┌────────
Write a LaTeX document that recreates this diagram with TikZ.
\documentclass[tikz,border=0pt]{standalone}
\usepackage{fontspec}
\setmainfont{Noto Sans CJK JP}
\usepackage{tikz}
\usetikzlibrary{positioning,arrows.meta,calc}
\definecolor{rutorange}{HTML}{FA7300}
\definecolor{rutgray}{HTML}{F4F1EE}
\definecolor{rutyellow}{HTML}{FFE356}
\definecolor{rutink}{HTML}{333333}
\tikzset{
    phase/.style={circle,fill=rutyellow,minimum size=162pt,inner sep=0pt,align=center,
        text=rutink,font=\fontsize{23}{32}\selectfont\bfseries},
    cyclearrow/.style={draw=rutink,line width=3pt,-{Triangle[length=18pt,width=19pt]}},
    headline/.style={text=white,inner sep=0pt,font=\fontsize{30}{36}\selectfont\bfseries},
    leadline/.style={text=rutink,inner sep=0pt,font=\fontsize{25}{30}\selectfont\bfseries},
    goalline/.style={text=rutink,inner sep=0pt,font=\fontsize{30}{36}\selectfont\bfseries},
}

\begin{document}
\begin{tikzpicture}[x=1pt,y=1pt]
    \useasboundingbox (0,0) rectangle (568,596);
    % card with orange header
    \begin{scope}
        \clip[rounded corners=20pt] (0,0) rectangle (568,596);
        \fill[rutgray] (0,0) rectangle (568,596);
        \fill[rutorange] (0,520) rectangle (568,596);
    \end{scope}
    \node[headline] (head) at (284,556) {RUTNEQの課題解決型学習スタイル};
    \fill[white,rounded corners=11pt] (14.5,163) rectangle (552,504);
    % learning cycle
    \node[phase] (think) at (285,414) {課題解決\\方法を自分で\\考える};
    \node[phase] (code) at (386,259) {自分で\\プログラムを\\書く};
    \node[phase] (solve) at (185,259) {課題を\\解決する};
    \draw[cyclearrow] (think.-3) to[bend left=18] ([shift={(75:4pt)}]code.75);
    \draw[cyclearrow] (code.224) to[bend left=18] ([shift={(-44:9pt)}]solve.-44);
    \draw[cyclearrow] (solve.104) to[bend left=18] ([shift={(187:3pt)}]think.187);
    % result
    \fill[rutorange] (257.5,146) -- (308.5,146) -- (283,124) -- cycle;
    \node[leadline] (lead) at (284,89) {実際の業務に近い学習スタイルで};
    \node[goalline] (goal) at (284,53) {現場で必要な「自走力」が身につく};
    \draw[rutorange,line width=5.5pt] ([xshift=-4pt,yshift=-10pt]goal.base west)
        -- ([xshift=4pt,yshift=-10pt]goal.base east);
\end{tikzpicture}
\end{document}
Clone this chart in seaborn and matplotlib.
└────────
┌────────
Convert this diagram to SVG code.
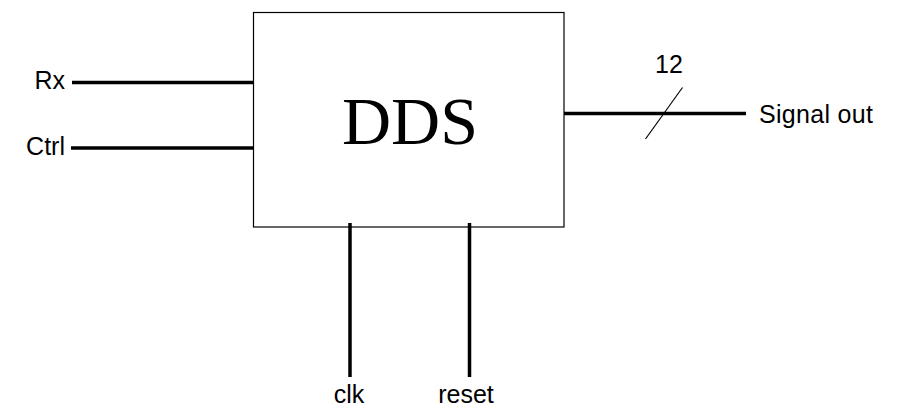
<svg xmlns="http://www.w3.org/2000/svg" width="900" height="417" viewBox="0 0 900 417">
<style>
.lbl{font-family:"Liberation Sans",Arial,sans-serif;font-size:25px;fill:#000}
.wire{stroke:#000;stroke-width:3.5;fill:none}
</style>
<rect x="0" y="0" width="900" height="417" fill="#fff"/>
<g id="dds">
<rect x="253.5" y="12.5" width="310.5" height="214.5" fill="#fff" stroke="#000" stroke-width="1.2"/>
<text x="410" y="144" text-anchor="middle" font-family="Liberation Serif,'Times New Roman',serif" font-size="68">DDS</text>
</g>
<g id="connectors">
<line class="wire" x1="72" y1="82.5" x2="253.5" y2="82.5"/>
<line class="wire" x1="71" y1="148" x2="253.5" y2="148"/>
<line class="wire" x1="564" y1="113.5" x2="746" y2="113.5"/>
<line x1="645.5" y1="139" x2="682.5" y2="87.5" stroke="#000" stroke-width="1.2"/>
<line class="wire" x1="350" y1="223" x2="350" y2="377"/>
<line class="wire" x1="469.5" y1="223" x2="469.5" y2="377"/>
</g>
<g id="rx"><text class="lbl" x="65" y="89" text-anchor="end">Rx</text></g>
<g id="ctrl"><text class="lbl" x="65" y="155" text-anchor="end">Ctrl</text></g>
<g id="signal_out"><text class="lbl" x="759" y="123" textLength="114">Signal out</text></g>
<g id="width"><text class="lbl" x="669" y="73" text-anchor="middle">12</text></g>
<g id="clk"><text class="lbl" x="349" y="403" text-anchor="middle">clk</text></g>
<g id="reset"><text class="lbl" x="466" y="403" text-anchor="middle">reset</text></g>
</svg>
└────────
┌────────
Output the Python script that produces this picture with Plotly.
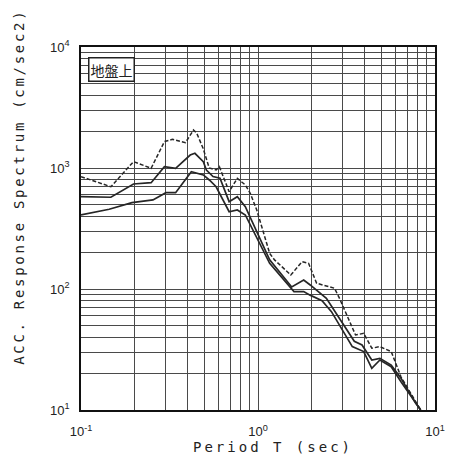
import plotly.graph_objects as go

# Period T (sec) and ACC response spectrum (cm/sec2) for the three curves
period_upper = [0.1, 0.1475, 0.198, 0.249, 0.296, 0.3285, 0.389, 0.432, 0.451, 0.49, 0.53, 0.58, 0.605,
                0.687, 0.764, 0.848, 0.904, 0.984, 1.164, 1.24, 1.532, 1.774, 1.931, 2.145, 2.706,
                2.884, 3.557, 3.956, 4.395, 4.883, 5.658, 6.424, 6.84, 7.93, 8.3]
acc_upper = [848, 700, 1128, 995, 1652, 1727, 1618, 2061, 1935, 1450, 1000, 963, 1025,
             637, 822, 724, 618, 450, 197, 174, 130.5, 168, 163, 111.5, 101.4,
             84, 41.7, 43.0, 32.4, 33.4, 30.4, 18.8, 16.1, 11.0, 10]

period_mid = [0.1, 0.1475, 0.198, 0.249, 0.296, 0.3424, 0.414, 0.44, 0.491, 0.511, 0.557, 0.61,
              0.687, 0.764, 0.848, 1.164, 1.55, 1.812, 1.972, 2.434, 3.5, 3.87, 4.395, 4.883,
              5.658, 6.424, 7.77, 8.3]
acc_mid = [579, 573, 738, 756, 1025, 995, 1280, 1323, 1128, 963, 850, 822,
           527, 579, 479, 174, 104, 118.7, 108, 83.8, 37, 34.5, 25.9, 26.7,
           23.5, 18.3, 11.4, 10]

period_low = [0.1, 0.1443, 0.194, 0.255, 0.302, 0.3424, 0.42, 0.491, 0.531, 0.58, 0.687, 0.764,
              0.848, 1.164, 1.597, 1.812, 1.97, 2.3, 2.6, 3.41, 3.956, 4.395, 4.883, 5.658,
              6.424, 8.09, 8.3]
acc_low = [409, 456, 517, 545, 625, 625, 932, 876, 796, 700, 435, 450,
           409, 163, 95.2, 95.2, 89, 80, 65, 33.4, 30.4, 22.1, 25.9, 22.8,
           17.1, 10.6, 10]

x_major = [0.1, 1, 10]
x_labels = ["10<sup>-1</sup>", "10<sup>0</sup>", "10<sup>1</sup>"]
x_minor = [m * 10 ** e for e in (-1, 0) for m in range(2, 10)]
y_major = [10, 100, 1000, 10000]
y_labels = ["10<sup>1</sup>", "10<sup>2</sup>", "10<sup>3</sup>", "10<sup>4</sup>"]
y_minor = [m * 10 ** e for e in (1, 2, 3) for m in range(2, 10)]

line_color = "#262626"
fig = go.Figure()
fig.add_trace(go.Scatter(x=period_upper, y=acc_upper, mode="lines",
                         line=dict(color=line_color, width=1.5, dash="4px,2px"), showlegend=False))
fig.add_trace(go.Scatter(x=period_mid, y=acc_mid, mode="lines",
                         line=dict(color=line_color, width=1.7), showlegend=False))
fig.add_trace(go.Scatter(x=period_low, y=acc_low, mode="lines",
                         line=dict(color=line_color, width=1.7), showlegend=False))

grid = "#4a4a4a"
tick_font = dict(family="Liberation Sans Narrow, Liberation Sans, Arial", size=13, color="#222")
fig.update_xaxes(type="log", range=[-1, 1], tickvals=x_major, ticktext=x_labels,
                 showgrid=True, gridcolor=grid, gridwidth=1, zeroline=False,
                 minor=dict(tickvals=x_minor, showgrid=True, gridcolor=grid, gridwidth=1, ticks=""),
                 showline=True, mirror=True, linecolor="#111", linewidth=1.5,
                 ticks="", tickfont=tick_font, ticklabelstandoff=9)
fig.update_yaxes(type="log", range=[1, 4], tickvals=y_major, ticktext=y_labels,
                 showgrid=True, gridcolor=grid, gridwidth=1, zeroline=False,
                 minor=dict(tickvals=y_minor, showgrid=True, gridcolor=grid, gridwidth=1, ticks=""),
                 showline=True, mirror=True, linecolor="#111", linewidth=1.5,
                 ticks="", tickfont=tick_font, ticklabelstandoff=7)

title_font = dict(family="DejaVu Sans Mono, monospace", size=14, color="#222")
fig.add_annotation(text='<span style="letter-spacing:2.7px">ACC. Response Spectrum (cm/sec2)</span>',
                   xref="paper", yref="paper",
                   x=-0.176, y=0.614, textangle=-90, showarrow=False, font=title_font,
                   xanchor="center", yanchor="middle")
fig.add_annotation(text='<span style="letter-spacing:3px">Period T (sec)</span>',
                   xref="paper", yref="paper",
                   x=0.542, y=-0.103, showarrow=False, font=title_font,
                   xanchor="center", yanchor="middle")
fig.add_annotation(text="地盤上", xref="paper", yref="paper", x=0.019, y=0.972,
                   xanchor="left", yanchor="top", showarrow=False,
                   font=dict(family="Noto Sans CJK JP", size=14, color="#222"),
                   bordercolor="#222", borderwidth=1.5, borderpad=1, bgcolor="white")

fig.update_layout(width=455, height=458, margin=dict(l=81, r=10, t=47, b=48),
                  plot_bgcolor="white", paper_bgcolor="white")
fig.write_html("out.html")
└────────
> **Brief**: Identify and copy the lines holding the word "that".

> **Correct answer**:
Write a LaTeX document that recreates this diagram with TikZ.
Output the Python script that produces this picture with Plotly.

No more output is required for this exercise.